Web services are first and foremost about messages. No matter what platform you are using, what industry you are building services for, or what levels of complexity are available in your Web services stack, it all comes back to messages. When you are developing services or their corresponding clients, you are creating, transporting, and processing XML messages.
No matter how good your Web services tools are, there will inevitably be those moments when something doesn't work, and you find yourself brought back down to earth and staring at the content of your messages. The more sophisticated the service, the more complex the messages, and the more likely that you will find yourself in this situation. It is at that moment that you want more from your tools than just a good way of tracing messages. Developers building sophisticated Web services will inevitably need to take control over the content and structure of their messages.
The Microsoft .NET Framework has always provided good support for XML, the serialization of objects as XML, and support for Web services in general. For support of the latest Web services specifications, like WS-Addressing or WS-Security, however, developers must use the Web Services Enhancements (WSE) for .NET. The latest version of WSE (WSE 2.0) provides its own mechanism for custom message handling, in addition to supporting the hooks already in place in .NET. This article will discuss each of the methods available to developers for custom message serialization and will cover in detail the method used in WSE 2.0.

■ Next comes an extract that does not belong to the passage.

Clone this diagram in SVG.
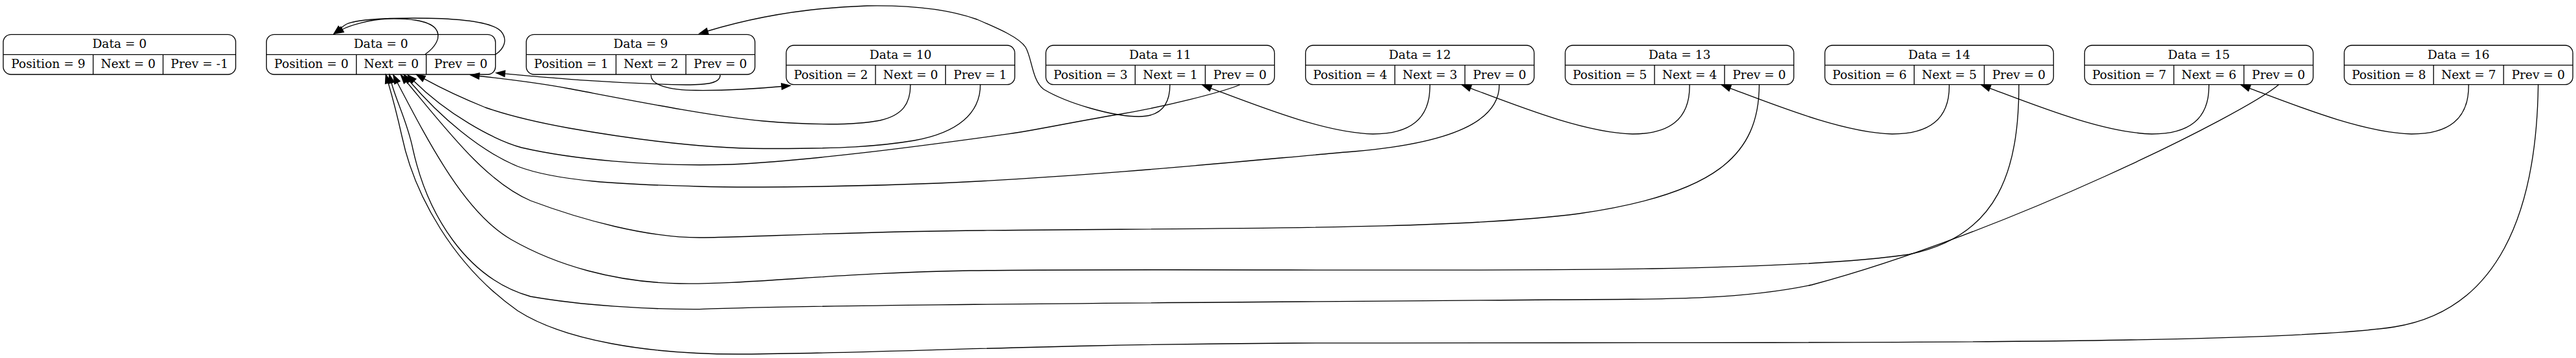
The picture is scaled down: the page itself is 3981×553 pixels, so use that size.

WSE 2.0 makes it possible for developers to build Web services and related client applications that possess, as the name suggests, enhanced features that the rest of the current .NET Web services infrastructure does not provide. For example, WSE provides message-level security through an implementation of the WS-Security specification, message routing through WS-Addressing, and service policy control through WS-Policy. While WSE gives developers the ability to use all of these enhanced features, at its core WSE 2.0 uses a simple messaging model that does not change, regardless of how many enhancements you take advantage of.